The EU’s Single Use Plastic Directive is also now inspiring national and state-level legislation in the US, explains Susan Collins, president of the Container Recycling Institute (CRI) based in Culver City, California. CRI is a strong advocate of container deposit laws, in particular where people are rewarded for returning bottles or cans. ‘Container deposit laws excel in three separate areas,’ Collins explains. ‘They produce very high quantities of material, they produce high quality material that is suitable for use in new bottle and can manufacturing, and they cut beverage container litter in half, on average.’ She notes that whereas previously a good year would see just two or three US states consider introducing such laws, in 2019 nine states did.
Zoete stresses the role that such schemes have on how people think, for example what happens when EPR makes companies responsible for cleaning up their products. ‘You will think twice before designing packaging that is very prone to be thrown away in the environment,’ he says. ‘Today taxpayers are paying all the costs for cleaning up that end of life product. It will be more fair and balanced when the producing companies are implicated as well. But this is an interesting instrument because it will make the choice in the design phase very clear as to which type of package they will use. Today, we have a whole lot of products designed to be thrown away and then we wonder why they’re thrown away.’
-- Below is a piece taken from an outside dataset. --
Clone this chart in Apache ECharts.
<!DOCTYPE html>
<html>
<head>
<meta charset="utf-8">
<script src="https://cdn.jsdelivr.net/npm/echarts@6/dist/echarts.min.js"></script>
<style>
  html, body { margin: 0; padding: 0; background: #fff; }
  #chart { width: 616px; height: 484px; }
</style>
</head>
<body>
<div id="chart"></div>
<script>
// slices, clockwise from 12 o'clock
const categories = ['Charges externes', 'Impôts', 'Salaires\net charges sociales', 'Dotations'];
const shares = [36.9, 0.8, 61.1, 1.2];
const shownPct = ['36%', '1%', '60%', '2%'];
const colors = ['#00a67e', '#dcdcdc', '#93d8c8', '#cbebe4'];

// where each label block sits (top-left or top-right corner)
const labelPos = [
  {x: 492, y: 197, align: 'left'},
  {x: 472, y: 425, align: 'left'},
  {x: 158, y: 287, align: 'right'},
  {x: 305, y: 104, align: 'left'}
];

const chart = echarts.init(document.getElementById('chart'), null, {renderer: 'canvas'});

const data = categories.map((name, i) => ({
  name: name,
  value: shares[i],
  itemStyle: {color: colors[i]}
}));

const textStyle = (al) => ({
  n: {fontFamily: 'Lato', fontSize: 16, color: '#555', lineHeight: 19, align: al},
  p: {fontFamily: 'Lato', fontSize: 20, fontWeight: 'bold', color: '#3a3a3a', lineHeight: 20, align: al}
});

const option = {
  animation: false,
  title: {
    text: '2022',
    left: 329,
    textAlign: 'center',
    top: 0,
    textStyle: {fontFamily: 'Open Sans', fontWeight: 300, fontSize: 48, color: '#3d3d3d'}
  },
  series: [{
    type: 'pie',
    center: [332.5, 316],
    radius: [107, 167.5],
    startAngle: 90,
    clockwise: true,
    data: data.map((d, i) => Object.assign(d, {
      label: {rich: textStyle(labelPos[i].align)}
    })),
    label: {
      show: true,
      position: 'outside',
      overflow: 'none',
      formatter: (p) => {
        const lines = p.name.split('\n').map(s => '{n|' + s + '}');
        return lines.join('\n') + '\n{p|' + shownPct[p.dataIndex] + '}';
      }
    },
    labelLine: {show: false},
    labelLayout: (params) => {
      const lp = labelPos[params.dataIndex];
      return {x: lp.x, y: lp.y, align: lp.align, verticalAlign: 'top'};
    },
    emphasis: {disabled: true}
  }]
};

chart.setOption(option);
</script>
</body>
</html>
However the plastics industry transforms itself to spare the oceans from waste, Circulate’s Kaplan is confident that it’s possible. ‘Ocean plastic is one of the most pressing environmental issues of our times but one that can be solved,’ he says. ‘150 million tons of plastic are today in the ocean and 8 million tons are added each year, which is the equivalent to a garbage truck of plastic being added each minute. But when we take a step back, 8 million tons is manageable. Singapore manages 8 million tons of waste per year.’